Now define the target. Click the + after the transformation node and choose Data target, then select Amazon S3. Set the target path to something like s3://csv-final-data/ Choose Parquet as the output format. At this point, the output is a Parquet dataset written to S3 (typically multiple objects under the prefix), not a “transformed CSV file.
Finally, configure the job properties from the Job details panel: set the job name to CSVDataTransformation and select an IAM role for the job. The job assumes this role when it runs, so the role must allow reading from the source S3 location, writing to the target S3 location, and accessing required AWS Glue
Run the ETL job, then verify the output objects in the target S3 prefix under csv-final-data.
Data Visualization with Amazon QuickSight
We’ve successfully automated ingestion and transformation of CSV data using Amazon S3, AWS Lambda, and AWS Glue. The final step is to visualize the curated dataset in Amazon QuickSight to turn the transformed data into actionable insights.

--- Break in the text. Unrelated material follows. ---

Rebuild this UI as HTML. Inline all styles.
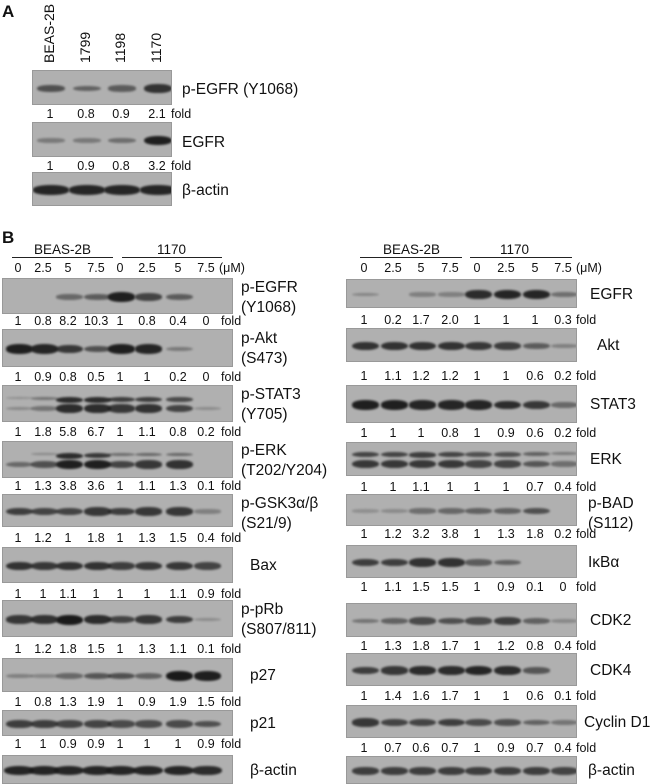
<!DOCTYPE html>
<html><head><meta charset="utf-8">
<style>
body{margin:0;width:650px;height:784px;background:#fff;position:relative;overflow:hidden;font-family:"Liberation Sans",sans-serif;color:#111}
.b{position:absolute;background:#b0b0b0;border:1px solid #999;box-sizing:border-box;overflow:hidden}
.band{position:absolute;background:#1a1a1a;border-radius:45%;filter:blur(1px)}
.t{position:absolute;white-space:nowrap;line-height:1;z-index:2}
.f{font-size:12.5px}
.l{font-size:15.5px;line-height:1.3}
.h{position:absolute;height:1px;background:#222}
</style></head><body>
<div id="c"></div>
<script>
var c=document.getElementById('c'),H='';
function T(x,y,s,cls,extra){H+='<div class="t '+(cls||'')+'" style="left:'+x+'px;top:'+y+'px;'+(extra||'')+'">'+s+'</div>';}
function blot(x,y,w,h,lanes,ints,bw,dbl){
 H+='<div class="b" style="left:'+x+'px;top:'+y+'px;width:'+w+'px;height:'+h+'px">';
 for(var i=0;i<lanes.length;i++){var v=ints[i];
  var bh=Math.max(2,Math.min(h*0.4,3+v*7));var cy=h/2+(dbl?4:0);
  if(v>0)H+='<div class="band" style="left:'+(lanes[i]-x-bw/2)+'px;top:'+(cy-bh/2)+'px;width:'+bw+'px;height:'+bh+'px;opacity:'+Math.min(1,0.2+v*0.8)+'"></div>';
  if(dbl){var v2=dbl[i];if(v2>0)H+='<div class="band" style="left:'+(lanes[i]-x-bw/2)+'px;top:'+(h/2-8)+'px;width:'+bw+'px;height:'+(2+v2*5)+'px;opacity:'+Math.min(1,0.2+v2*0.8)+'"></div>';}
 }
 H+='</div>';
}
function folds(lanes,y,vals,fx){for(var i=0;i<vals.length;i++){T(lanes[i]-12,y,'<span style="display:inline-block;width:24px;text-align:center">'+vals[i]+'</span>','f');}T(fx,y,'fold','f');}
T(2,3,'A','', 'font-weight:bold;font-size:17px');
var LA=[50,86,121,157];
[['BEAS-2B',50],['1799',86],['1198',121],['1170',157]].forEach(function(a){H+='<div class="t" style="font-size:14px;left:'+(a[1]-8)+'px;top:63px;transform:rotate(-90deg);transform-origin:0 0">'+a[0]+'</div>';});
blot(32,70,140,35,LA,[0.55,0.4,0.45,0.8],28);T(182,80,'p-EGFR (Y1068)','l');
folds(LA,108,['1','0.8','0.9','2.1'],171);
blot(32,122,140,35,LA,[0.2,0.2,0.3,0.95],28);T(182,133,'EGFR','l');
folds(LA,160,['1','0.9','0.8','3.2'],171);
blot(32,172,140,34,LA,[0.9,0.9,0.9,0.9],36);T(182,181,'β-actin','l');
T(2,229,'B','','font-weight:bold;font-size:17px');
var L=[18,43,68,96,120,147,178,206], R=[364,393,421,450,477,506,535,563];
function header(ls,l1,l2,c1,c2,mx){T(c1-28,243,'BEAS-2B','', 'font-size:13.5px');T(c2-15,243,'1170','','font-size:13.5px');
 H+='<div class="h" style="left:'+l1[0]+'px;top:257px;width:'+(l1[1]-l1[0])+'px"></div><div class="h" style="left:'+l2[0]+'px;top:257px;width:'+(l2[1]-l2[0])+'px"></div>';
 ['0','2.5','5','7.5','0','2.5','5','7.5'].forEach(function(s,i){T(ls[i]-12,262,'<span style="display:inline-block;width:24px;text-align:center">'+s+'</span>','f');});T(mx,262,'(μM)','f');}
header(L,[12,113],[122,222],62,172,219);
header(R,[360,462],[470,572],411,515,576);
var left=[
 [278,36,['p-EGFR','(Y1068)'],[0,0,0.35,0.45,0.95,0.65,0.45,0],['1','0.8','8.2','10.3','1','0.8','0.4','0'],315],
 [329,38,['p-Akt','(S473)'],[0.95,0.9,0.75,0.55,0.95,0.9,0.2,0],['1','0.9','0.8','0.5','1','1','0.2','0'],371],
 [385,37,['p-STAT3','(Y705)'],[0.08,0.25,0.85,0.85,0.75,0.8,0.65,0.05],['1','1.8','5.8','6.7','1','1.1','0.8','0.2'],426,[0.03,0.25,0.85,0.85,0.7,0.7,0.6,0]],
 [441,37,['p-ERK','(T202/Y204)'],[0.35,0.55,0.95,0.95,0.65,0.75,0.8,0],['1','1.3','3.8','3.6','1','1.1','1.3','0.1'],480,[0,0.1,0.85,0.75,0.3,0.35,0.35,0]],
 [494,33,['p-GSK3α/β','(S21/9)'],[0.7,0.65,0.65,0.75,0.7,0.75,0.75,0.15],['1','1.2','1','1.8','1','1.3','1.5','0.4'],532],
 [547,36,['Bax'],[0.8,0.75,0.8,0.8,0.7,0.75,0.75,0.65],['1','1','1.1','1','1','1','1.1','0.9'],588],
 [600,37,['p-pRb','(S807/811)'],[0.75,0.8,1,0.85,0.65,0.75,0.7,0.05],['1','1.2','1.8','1.5','1','1.3','1.1','0.1'],643],
 [658,34,['p27'],[0.15,0.1,0.35,0.5,0.55,0.4,1,0.95],['1','0.8','1.3','1.9','1','0.9','1.9','1.5'],696],
 [710,26,['p21'],[0.7,0.7,0.65,0.65,0.6,0.6,0.6,0.55],['1','1','0.9','0.9','1','1','1','0.9'],738],
 [755,29,['β-actin'],[0.9,0.9,0.9,0.9,0.9,0.9,0.9,0.85],null,0]
];
left.forEach(function(r){blot(2,r[0],231,r[1],L,r[3],r[2][0]=='β-actin'?30:27,r[6]);
 var lx=(r[2][0]=='Bax'||r[2][0]=='p27'||r[2][0]=='p21'||r[2][0]=='β-actin')?250:241;
 T(lx,r[0]+(r[2].length>1?0:r[1]/2-9),r[2].join('<br>'),'l');});
left.forEach(function(r){if(r[4])folds(L,r[5],r[4],221);});
var right=[
 [279,29,['EGFR'],[0.1,0,0.15,0.15,0.85,0.9,0.9,0.3],['1','0.2','1.7','2.0','1','1','1','0.3'],314],
 [328,34,['Akt'],[0.8,0.8,0.8,0.8,0.75,0.7,0.45,0.15],['1','1.1','1.2','1.2','1','1','0.6','0.2'],370],
 [385,38,['STAT3'],[0.95,0.95,0.9,0.9,0.9,0.85,0.75,0.35],['1','1','1','0.8','1','0.9','0.6','0.2'],427],
 [442,34,['ERK'],[0.75,0.75,0.75,0.75,0.65,0.65,0.5,0.3],['1','1','1.1','1','1','1','0.7','0.4'],481,[0.65,0.65,0.7,0.65,0.55,0.55,0.4,0.2]],
 [494,32,['p-BAD','(S112)'],[0.02,0.06,0.3,0.35,0.4,0.4,0.55,0],['1','1.2','3.2','3.8','1','1.3','1.8','0.2'],528],
 [545,33,['IκBα'],[0.7,0.7,0.8,0.8,0.45,0.4,0,0],['1','1.1','1.5','1.5','1','0.9','0.1','0'],581],
 [603,34,['CDK2'],[0.25,0.4,0.6,0.55,0.6,0.7,0.4,0.08],['1','1.3','1.8','1.7','1','1.2','0.8','0.4'],640],
 [653,33,['CDK4'],[0.7,0.75,0.85,0.85,0.9,0.85,0.5,0],['1','1.4','1.6','1.7','1','1','0.6','0.1'],690],
 [705,33,['Cyclin D1'],[0.75,0.65,0.65,0.7,0.6,0.55,0.4,0.25],['1','0.7','0.6','0.7','1','0.9','0.7','0.4'],742],
 [756,28,['β-actin'],[0.7,0.7,0.7,0.7,0.7,0.7,0.7,0.65],null,0]
];
right.forEach(function(r){blot(346,r[0],231,r[1],R,r[3],27,r[6]);
 var n=r[2][0];
 var lx=n=='Cyclin D1'?584:(n=='Akt'?597:(n=='p-BAD'||n=='β-actin'||n=='IκBα'?588:590));
 T(lx,r[0]+(r[2].length>1?0:r[1]/2-9),r[2].join('<br>'),'l');});
right.forEach(function(r){if(r[4])folds(R,r[5],r[4],576);});
c.innerHTML=H;
</script>
</body></html>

Connect QuickSight to the final dataset via Athena and the Glue Data Catalog
Because the final output is stored in Amazon S3 as Parquet, the most reliable and common approach is to connect Amazon QuickSight to Amazon Athena (not directly to S3). Athena reads the Parquet data in S3 using the schema stored in the AWS Glue Data Catalog, and exposes it as queryable tables that QuickSight can import or query.
In the QuickSight console, go to Datasets and choose New dataset. Select Athena as the data source, then choose the database and table created in the Glue Data Catalog.
Build and publish a dashboard
When you’re ready, publish the dashboard and share it with other QuickSight users or groups in your account. Publishing is separate from sharing—after publishing, you can grant access to specific users/groups (or your whole account, if appropriate).
Conclusion
This project creates an event-driven, serverless data pipeline on AWS and makes it clear why each service was chosen. Amazon S3 offers long-lasting storage and a clear layout from raw to processed to final. S3 events start AWS Lambda, which does fast, light preprocessing right when the data is ingested. AWS Glue then does scalable ETL and makes output ready for analytics in Parquet. The AWS Glue Data Catalog keeps schemas and tables easy to find and query. Lastly, Amazon Athena uses the catalog metadata to query the curated dataset in S3, and Amazon QuickSight builds dashboards on top of Athena for reporting and insights.